* Stated exercise *
Please give the entries again in full and exactly, without any picture.

* Source data *
= = = =

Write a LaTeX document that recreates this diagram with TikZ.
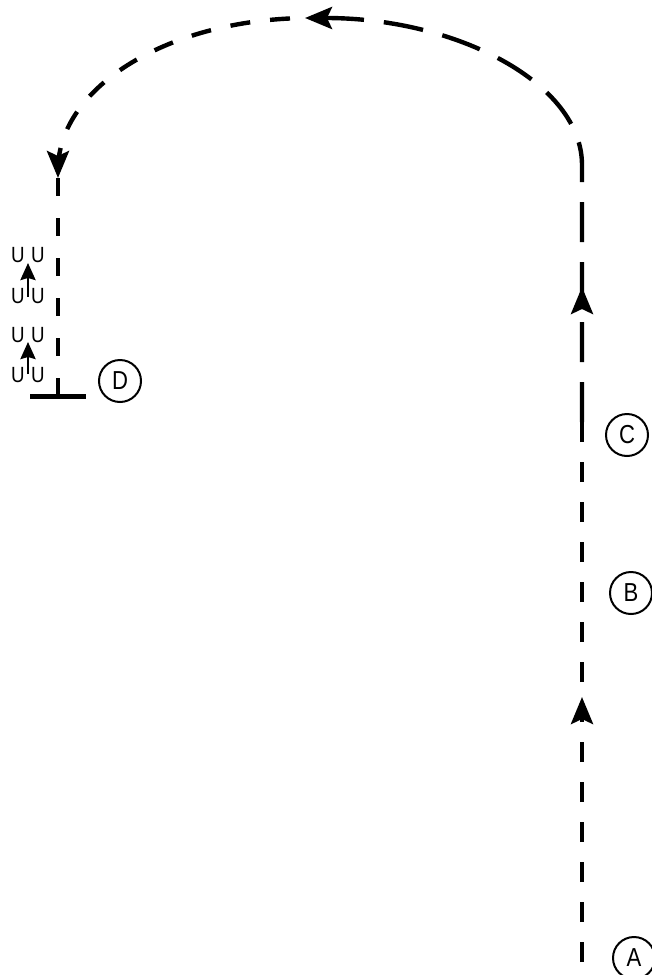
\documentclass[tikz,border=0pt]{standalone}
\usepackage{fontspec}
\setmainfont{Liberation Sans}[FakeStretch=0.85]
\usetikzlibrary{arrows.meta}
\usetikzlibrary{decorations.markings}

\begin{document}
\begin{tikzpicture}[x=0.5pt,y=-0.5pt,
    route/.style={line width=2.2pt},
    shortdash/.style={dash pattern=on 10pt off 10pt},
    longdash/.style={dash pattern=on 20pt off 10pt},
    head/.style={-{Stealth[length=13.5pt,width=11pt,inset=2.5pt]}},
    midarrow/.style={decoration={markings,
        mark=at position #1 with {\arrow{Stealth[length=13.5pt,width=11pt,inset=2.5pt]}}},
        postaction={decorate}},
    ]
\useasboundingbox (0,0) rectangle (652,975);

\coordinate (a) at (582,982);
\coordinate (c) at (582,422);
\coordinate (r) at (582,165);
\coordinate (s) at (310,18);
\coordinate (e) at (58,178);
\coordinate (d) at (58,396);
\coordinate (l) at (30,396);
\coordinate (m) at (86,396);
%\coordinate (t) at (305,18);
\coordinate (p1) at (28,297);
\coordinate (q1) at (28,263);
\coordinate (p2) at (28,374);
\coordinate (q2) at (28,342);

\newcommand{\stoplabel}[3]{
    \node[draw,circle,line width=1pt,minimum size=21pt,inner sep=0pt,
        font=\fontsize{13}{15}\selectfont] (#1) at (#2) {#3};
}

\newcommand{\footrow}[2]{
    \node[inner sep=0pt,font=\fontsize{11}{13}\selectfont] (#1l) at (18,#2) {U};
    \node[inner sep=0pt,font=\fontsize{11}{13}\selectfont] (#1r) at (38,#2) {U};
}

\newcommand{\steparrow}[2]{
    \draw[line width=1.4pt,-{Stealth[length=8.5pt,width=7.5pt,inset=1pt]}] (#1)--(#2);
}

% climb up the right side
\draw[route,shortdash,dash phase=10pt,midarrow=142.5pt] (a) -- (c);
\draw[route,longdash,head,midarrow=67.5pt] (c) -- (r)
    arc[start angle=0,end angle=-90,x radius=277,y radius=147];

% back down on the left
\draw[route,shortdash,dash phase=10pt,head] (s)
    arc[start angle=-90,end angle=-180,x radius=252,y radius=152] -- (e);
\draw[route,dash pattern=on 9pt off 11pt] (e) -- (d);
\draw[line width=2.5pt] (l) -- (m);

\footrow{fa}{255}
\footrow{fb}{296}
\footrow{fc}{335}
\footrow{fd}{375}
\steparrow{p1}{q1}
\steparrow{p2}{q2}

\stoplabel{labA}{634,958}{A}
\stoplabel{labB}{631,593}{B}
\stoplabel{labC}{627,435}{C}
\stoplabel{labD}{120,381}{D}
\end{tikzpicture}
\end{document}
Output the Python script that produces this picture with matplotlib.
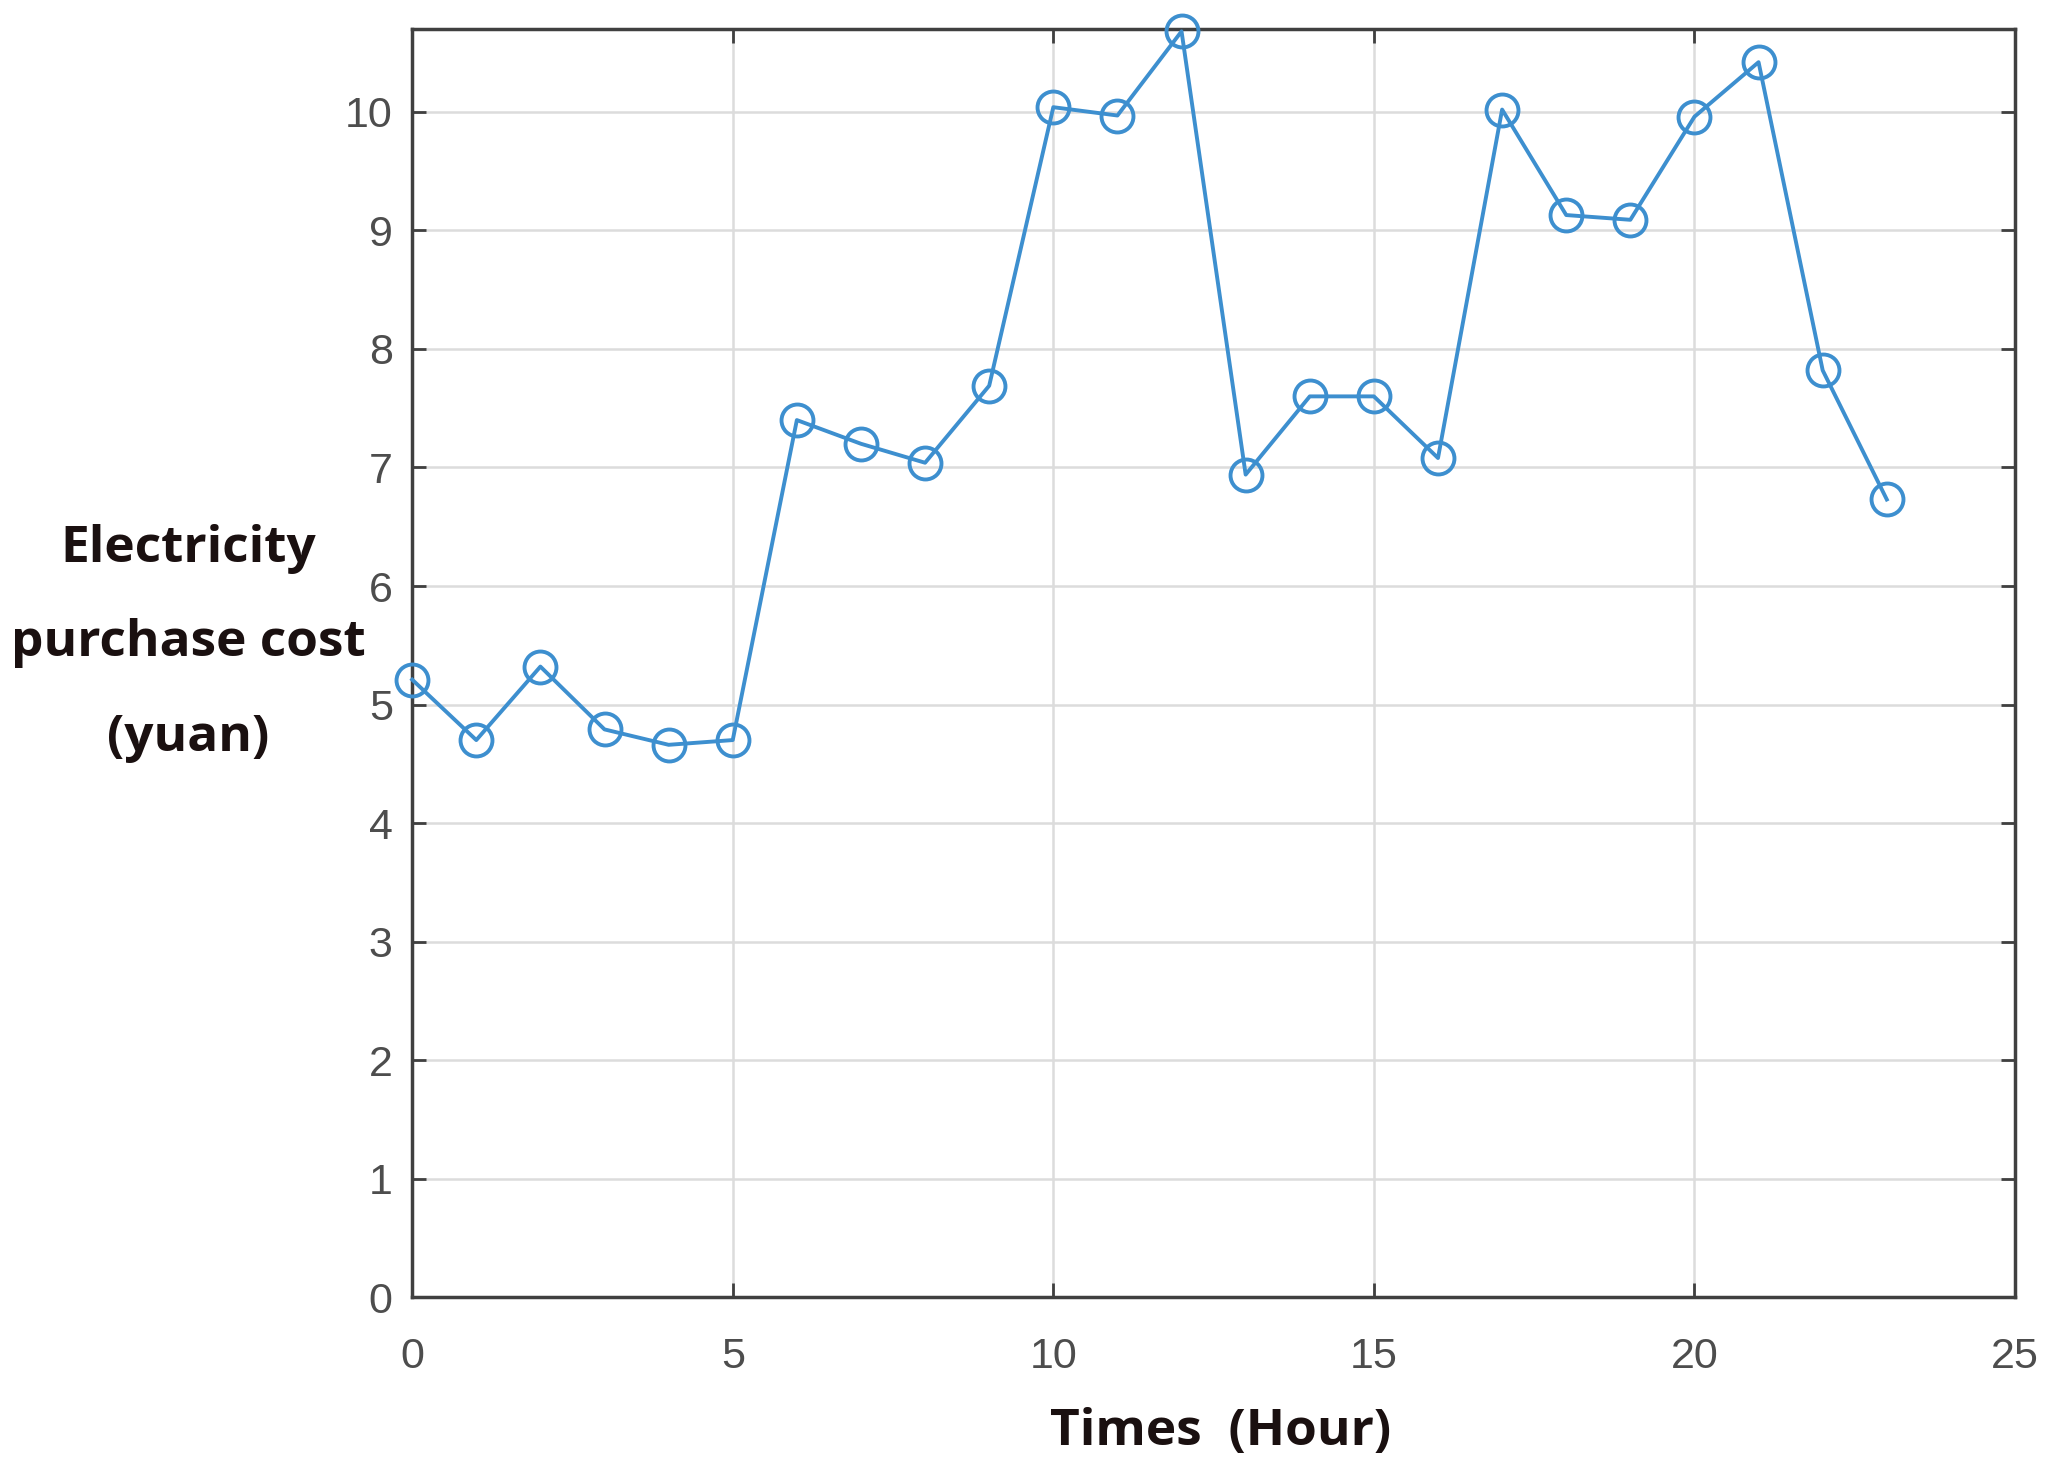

= = = =

* Response to this exercise *
Write a LaTeX document that recreates this diagram with TikZ.
\documentclass[tikz,border=0pt]{standalone}
\usepackage{fontspec}
\setmainfont{Liberation Sans}[FakeStretch=0.85]
\usetikzlibrary{arrows.meta}
\usetikzlibrary{decorations.markings}

\begin{document}
\begin{tikzpicture}[x=0.5pt,y=-0.5pt,
    route/.style={line width=2.2pt},
    shortdash/.style={dash pattern=on 10pt off 10pt},
    longdash/.style={dash pattern=on 20pt off 10pt},
    head/.style={-{Stealth[length=13.5pt,width=11pt,inset=2.5pt]}},
    midarrow/.style={decoration={markings,
        mark=at position #1 with {\arrow{Stealth[length=13.5pt,width=11pt,inset=2.5pt]}}},
        postaction={decorate}},
    ]
\useasboundingbox (0,0) rectangle (652,975);

\coordinate (a) at (582,982);
\coordinate (c) at (582,422);
\coordinate (r) at (582,165);
\coordinate (s) at (310,18);
\coordinate (e) at (58,178);
\coordinate (d) at (58,396);
\coordinate (l) at (30,396);
\coordinate (m) at (86,396);
%\coordinate (t) at (305,18);
\coordinate (p1) at (28,297);
\coordinate (q1) at (28,263);
\coordinate (p2) at (28,374);
\coordinate (q2) at (28,342);

\newcommand{\stoplabel}[3]{
    \node[draw,circle,line width=1pt,minimum size=21pt,inner sep=0pt,
        font=\fontsize{13}{15}\selectfont] (#1) at (#2) {#3};
}

\newcommand{\footrow}[2]{
    \node[inner sep=0pt,font=\fontsize{11}{13}\selectfont] (#1l) at (18,#2) {U};
    \node[inner sep=0pt,font=\fontsize{11}{13}\selectfont] (#1r) at (38,#2) {U};
}

\newcommand{\steparrow}[2]{
    \draw[line width=1.4pt,-{Stealth[length=8.5pt,width=7.5pt,inset=1pt]}] (#1)--(#2);
}

% climb up the right side
\draw[route,shortdash,dash phase=10pt,midarrow=142.5pt] (a) -- (c);
\draw[route,longdash,head,midarrow=67.5pt] (c) -- (r)
    arc[start angle=0,end angle=-90,x radius=277,y radius=147];

% back down on the left
\draw[route,shortdash,dash phase=10pt,head] (s)
    arc[start angle=-90,end angle=-180,x radius=252,y radius=152] -- (e);
\draw[route,dash pattern=on 9pt off 11pt] (e) -- (d);
\draw[line width=2.5pt] (l) -- (m);

\footrow{fa}{255}
\footrow{fb}{296}
\footrow{fc}{335}
\footrow{fd}{375}
\steparrow{p1}{q1}
\steparrow{p2}{q2}

\stoplabel{labA}{634,958}{A}
\stoplabel{labB}{631,593}{B}
\stoplabel{labC}{627,435}{C}
\stoplabel{labD}{120,381}{D}
\end{tikzpicture}
\end{document}
Output the Python script that produces this picture with matplotlib.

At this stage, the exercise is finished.